Example, most of the Seattle area pays 12 cents/kwh more or less, go 150 miles east into Chelan or Douglas counties and your RESIDENTIAL rate is right about 3 cents/kwh (small business rate almost identical, and "large" business/industrial rates in both counties AND in Grant county next door can get under 2.5).
The largest concentration of cryptocoin mining in the USA is almost definitely in these 3 counties, as they're the 3 LOWEST COST ELECTRIC locations in the US, even for us "small fry".
Grant is the worst for small folks, as the residential and "small" business rates are around 4.6 cents/kwh.

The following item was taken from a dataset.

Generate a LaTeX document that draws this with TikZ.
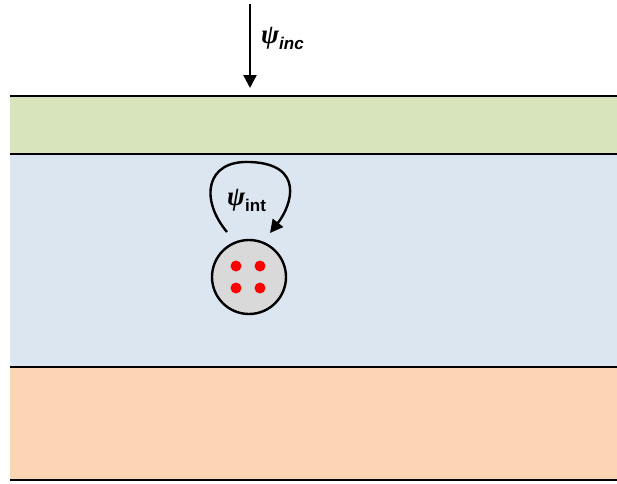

It's hard finding anything less than 5 cents/kwh for INDUSTRIAL level rates anywhere else - and tends to only happen in small pockets near hydropower dams (which is where pretty much all the power generated for the 3 "land of low cost power" counties comes from, each county PUD owns 1 or 2 LARGE Columbia River power dams - note that the Grand Coulee dam (federal owned) is on the border of Grant and Okanogon counties on the Columbia as well, and there are a few other federal-owned large power dams along the Columbia in Washington on the part of the Columbia that is the border between Washington and Oregon).
Note that these figures are "all up" everything included, NOT just the "base rate" - there are places I've lived (like Alliant Energy territory in Iowa) where the base rate is LESS THAN HALF THE FINAL COST most of the year due to the surcharges for stuff like "fuel cost adjustment" and "energy transportation fee" and such.
Con Edison sounds like more of the same, but even worse.